At around the same time, One Nation Indivisible, a Washington, D.C.-based education reform group, showed up in Colorado. The organization, which was behind California’s successful English-only initiative, announced that it would bring a similar measure to the state. The Colorado initiative called for an English-immersion program designed to transition kids into English-speaking classes as quickly as possible; students would receive only one year of bilingual instruction unless parents provided written notice permitting otherwise.

Although Montero didn’t fully embrace the idea of a one-year transition program, she supported the measure. “You can’t compete in this country if you can’t speak English,” Montero says. “I got involved with the initiative because with the grant, they’re unraveling all the work we did in the last three years.”

Almost as soon as petitions began circulating for the initiative, a group formed to denounce it. Kathy Escamilla, an associate professor of education at CU-Boulder and an associate with the BUENO Center, which was a co-applicant for the grant, helped form Common Sense Colorado. Attorneys for the group read through the ballot language carefully and, noting potential problems with the way it was worded, brought it to the attention of the Colorado Supreme Court. The high court agreed that some of the language was misleading — the justices said it gave parents the false impression that they would be able to choose between one-year English-immersion classes and bilingual classes — and removed it from the November ballot. One Nation Indivisible plans to amend the wording and return with another initiative in 2002.

Escamilla suspects that sour grapes are behind Montero’s resistance to the grant proposal. “It’s like, ‘Let’s see how many negative things we can bring up because we lost,'” Escamilla says, referring to Montero’s loss on the ballot initiative and her defeat in the school-board race.

“The grant was never really out of compliance with the court order. The court order was presented as a minimum set of standards that says, ‘Everyone has to do at least this.’ The grant was intended to do that and even more,” says Escamilla. “The grant is not an attempt to not teach kids English; it’s an enhancement, a way of providing more bilingual instruction and more teacher training. It just provides more resources. What school couldn’t use extra books?”
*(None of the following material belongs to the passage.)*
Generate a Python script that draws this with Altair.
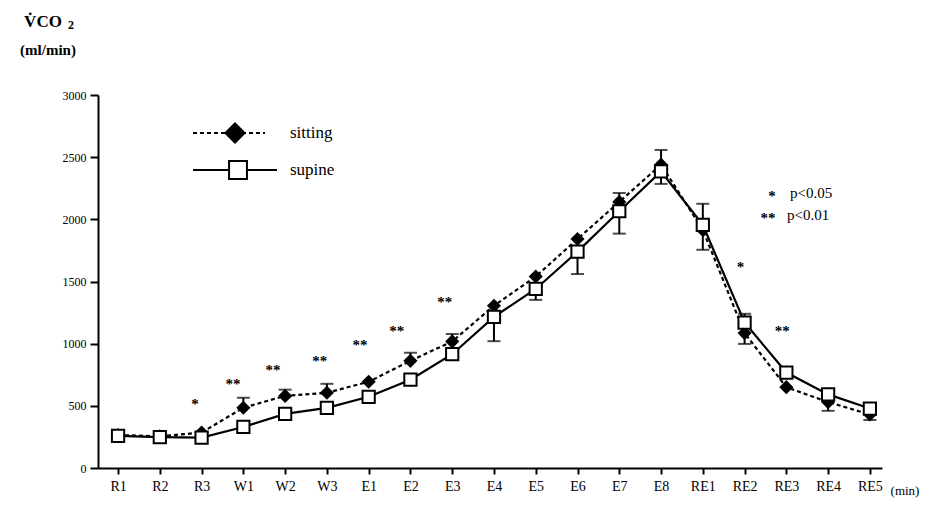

Sharon Macdonald, one of the boardmembers who voted against the grant (Bennie Milliner and Sue Edwards were the others), doesn’t buy that argument, however. If it does the same thing but just provides more teacher training and a little extra instruction, she wonders, what’s the point? “It’s not consistent with the ELA program we have in the district, and it’s going to cost us $1 million. Those are resources that are precious. We do a lot of bilingual teacher training already. I don’t know that trips to Mexico are necessary,” she says. “The point, really, is that the grant focuses on bilingual education as opposed to English acquisition, and that takes us a step backward.”

Some school officials say the legal questions raised by the grant haven’t been resolved and that more will likely surface as the program gets under way. School-board members plan to discuss the grant further on August 17.

C’de Baca will return to DPS this fall after a yearlong leave of absence, although he doesn’t know yet which school he’ll be assigned to. During his break from teaching, he’s been running Hispanic Education Incorporated, a nonprofit organization that offers teacher training on Hispanic culture, history and social issues.

He intends to write letters to school-board members to persuade them to reconsider the grant program; if the bilingual program is implemented as planned, however, “we’ll continue monitoring the district and keeping an eye on the Chicanistas over there,” he says, using his favorite term for liberal Hispanics who support bilingual education.

“They just want to save everyone from struggling. Learning English is frustrating and confusing, but dealing with frustration and confusion is what life is all about; it makes you stronger.”